REQUIRED TASK:
Where a line holds the string "full", return that line.

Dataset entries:
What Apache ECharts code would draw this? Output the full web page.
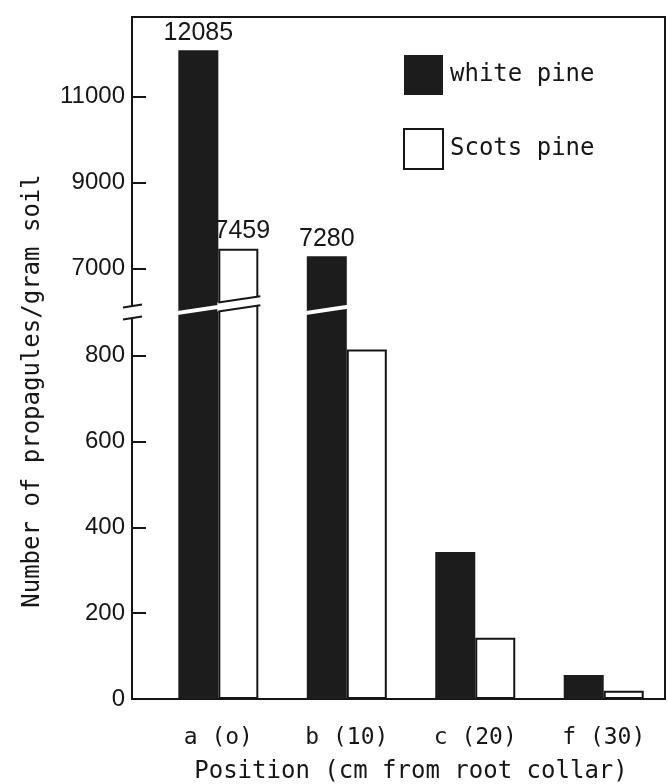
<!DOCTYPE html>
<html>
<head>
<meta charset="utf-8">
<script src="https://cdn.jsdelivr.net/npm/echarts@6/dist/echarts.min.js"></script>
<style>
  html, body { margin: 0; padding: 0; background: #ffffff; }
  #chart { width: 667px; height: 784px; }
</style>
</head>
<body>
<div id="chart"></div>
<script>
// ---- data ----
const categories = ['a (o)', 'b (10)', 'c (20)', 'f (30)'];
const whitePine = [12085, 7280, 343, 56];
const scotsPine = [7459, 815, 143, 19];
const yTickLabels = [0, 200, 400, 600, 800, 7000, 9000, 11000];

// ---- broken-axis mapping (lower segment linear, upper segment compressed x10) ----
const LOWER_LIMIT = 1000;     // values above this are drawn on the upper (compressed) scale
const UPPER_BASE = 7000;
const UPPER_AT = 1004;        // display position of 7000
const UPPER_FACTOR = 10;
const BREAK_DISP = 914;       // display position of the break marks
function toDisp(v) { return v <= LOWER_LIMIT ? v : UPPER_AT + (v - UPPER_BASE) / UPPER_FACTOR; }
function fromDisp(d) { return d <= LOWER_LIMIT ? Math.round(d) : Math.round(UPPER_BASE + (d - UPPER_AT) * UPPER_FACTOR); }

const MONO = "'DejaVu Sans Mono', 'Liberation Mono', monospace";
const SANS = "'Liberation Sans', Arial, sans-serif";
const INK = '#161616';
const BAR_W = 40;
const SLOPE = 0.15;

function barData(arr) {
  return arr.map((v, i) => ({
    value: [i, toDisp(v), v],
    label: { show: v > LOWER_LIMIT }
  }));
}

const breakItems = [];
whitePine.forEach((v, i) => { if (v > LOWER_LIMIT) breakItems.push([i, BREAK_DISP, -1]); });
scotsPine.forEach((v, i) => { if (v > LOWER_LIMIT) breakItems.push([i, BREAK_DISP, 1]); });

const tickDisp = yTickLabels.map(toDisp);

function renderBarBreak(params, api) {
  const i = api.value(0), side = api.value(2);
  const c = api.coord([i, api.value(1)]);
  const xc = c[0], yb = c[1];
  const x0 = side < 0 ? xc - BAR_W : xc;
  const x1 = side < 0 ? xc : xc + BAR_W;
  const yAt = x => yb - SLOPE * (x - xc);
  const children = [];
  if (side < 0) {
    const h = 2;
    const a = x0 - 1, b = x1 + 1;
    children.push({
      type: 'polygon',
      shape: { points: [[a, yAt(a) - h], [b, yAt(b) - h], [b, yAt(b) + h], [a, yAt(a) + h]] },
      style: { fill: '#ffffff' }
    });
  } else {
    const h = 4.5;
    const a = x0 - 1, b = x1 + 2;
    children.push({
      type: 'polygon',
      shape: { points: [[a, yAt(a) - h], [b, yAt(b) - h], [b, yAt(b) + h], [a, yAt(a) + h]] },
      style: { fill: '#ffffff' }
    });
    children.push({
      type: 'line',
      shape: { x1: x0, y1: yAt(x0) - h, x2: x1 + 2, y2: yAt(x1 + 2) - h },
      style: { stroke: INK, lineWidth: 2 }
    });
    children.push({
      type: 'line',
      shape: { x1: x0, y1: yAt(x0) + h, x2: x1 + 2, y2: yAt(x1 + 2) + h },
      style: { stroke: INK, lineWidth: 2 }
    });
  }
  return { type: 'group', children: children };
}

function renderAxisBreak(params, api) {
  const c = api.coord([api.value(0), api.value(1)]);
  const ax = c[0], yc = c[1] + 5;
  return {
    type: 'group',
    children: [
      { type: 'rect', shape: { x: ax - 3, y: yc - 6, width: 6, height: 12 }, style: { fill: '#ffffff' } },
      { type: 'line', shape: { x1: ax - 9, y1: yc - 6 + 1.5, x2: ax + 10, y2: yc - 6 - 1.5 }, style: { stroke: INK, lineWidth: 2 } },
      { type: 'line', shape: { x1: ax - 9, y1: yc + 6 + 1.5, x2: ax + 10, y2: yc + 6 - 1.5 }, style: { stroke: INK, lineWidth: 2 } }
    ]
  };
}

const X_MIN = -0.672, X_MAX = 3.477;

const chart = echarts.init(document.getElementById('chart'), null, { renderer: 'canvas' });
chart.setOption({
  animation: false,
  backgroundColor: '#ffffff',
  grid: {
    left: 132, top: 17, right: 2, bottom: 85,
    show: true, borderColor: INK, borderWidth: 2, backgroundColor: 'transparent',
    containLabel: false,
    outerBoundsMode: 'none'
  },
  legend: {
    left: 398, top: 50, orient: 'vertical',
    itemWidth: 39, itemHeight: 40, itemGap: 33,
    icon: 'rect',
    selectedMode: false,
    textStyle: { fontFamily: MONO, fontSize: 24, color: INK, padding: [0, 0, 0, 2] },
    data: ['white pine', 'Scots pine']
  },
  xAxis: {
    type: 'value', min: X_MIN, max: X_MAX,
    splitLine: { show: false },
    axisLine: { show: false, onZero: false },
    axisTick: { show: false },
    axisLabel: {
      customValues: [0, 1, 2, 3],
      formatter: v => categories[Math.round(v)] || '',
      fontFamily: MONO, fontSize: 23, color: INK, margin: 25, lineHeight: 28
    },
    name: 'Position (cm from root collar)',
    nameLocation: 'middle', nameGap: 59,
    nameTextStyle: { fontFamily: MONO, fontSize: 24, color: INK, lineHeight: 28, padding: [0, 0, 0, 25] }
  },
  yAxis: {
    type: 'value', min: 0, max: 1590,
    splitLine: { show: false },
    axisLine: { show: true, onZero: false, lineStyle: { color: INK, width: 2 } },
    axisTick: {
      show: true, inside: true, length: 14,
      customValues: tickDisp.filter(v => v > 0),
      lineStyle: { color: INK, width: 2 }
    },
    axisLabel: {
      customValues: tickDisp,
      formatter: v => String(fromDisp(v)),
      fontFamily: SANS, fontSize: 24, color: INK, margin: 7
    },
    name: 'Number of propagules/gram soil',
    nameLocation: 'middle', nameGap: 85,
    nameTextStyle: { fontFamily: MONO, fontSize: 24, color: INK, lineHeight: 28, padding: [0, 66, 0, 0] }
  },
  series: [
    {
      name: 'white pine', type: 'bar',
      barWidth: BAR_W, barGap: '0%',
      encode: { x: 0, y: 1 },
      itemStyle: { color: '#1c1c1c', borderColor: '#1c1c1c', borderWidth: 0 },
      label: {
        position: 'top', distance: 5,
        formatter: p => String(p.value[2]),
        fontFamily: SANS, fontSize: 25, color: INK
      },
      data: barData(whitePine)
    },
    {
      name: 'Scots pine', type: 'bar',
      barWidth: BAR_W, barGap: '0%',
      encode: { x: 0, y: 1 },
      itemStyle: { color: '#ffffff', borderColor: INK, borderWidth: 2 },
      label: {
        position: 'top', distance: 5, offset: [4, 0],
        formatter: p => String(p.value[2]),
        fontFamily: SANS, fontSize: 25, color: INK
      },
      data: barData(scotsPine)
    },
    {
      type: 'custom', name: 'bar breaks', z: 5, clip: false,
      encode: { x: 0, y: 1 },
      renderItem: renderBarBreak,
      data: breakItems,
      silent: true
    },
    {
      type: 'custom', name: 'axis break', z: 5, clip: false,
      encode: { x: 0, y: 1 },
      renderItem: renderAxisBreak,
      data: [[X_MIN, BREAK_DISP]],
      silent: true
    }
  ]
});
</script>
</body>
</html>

---

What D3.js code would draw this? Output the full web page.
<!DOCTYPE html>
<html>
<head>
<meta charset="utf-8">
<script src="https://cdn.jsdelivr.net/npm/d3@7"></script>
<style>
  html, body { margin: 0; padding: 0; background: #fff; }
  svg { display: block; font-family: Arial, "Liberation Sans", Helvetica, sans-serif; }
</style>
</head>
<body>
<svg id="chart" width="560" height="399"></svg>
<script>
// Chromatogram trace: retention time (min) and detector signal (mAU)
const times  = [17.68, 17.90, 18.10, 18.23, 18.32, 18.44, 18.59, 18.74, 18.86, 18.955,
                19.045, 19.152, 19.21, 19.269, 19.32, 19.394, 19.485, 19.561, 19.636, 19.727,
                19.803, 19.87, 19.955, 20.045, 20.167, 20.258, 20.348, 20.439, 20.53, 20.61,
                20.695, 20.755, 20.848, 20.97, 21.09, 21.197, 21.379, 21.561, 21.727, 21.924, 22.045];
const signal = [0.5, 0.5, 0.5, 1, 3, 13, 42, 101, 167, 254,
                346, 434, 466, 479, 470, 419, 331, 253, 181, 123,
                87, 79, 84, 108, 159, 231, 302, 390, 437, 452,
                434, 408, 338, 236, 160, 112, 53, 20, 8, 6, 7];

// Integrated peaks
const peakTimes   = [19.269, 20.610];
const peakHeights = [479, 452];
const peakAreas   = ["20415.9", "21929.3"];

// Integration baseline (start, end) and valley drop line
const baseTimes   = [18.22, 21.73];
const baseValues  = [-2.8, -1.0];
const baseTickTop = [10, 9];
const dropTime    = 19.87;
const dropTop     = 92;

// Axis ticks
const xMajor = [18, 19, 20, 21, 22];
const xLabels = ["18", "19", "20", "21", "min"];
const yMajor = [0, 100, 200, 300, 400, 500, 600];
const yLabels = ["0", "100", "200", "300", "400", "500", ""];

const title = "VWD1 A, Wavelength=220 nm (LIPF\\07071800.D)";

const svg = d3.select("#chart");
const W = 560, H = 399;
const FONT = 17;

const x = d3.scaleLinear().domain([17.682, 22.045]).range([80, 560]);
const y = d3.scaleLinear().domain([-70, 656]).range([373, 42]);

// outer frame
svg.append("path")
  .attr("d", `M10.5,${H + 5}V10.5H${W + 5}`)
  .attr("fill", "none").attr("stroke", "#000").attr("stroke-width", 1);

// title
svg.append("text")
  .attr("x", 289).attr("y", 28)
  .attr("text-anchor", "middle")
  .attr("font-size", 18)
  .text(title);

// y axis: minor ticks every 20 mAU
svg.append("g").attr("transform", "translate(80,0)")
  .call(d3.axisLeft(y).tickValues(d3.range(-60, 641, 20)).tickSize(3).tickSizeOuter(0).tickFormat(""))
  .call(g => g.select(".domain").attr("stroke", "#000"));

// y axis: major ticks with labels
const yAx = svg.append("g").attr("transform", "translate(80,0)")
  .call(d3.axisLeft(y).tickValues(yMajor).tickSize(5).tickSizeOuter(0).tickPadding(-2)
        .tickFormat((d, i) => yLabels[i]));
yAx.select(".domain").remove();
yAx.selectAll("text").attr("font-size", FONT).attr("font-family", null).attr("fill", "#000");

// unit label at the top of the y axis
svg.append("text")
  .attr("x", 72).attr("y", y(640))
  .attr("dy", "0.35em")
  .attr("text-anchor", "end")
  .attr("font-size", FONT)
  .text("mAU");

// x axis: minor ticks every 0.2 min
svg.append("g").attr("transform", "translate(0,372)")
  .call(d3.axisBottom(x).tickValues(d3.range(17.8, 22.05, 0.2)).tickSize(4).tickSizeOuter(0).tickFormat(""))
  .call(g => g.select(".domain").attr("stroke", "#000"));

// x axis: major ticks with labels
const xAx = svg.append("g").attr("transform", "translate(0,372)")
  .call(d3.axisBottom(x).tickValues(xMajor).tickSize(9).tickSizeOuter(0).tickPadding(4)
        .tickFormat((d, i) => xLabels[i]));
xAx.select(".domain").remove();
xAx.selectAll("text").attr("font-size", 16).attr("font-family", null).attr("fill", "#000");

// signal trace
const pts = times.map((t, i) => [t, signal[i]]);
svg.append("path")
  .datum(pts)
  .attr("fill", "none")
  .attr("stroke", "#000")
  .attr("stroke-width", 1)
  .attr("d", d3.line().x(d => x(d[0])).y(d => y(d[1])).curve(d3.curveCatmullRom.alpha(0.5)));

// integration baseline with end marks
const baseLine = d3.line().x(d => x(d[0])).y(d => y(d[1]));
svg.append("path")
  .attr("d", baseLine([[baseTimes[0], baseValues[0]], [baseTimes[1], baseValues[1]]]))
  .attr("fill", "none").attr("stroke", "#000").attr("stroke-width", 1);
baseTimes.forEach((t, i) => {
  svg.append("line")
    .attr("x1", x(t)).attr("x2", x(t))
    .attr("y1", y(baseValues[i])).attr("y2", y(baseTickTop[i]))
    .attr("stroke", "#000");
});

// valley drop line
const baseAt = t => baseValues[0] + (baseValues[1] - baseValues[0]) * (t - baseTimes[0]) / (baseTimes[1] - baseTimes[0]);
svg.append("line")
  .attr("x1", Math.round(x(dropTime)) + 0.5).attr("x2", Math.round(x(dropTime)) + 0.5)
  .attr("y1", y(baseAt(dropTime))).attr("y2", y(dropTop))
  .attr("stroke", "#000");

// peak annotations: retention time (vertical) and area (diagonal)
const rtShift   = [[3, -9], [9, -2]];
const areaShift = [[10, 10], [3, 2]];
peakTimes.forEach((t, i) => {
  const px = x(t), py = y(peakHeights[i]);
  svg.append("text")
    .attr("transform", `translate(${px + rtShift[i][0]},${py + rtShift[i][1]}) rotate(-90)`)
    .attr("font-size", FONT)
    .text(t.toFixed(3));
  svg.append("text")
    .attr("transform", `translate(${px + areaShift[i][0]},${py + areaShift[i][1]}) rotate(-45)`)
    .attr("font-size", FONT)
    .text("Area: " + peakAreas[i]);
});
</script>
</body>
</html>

CORRECT RESPONSE:
What Apache ECharts code would draw this? Output the full web page.
What D3.js code would draw this? Output the full web page.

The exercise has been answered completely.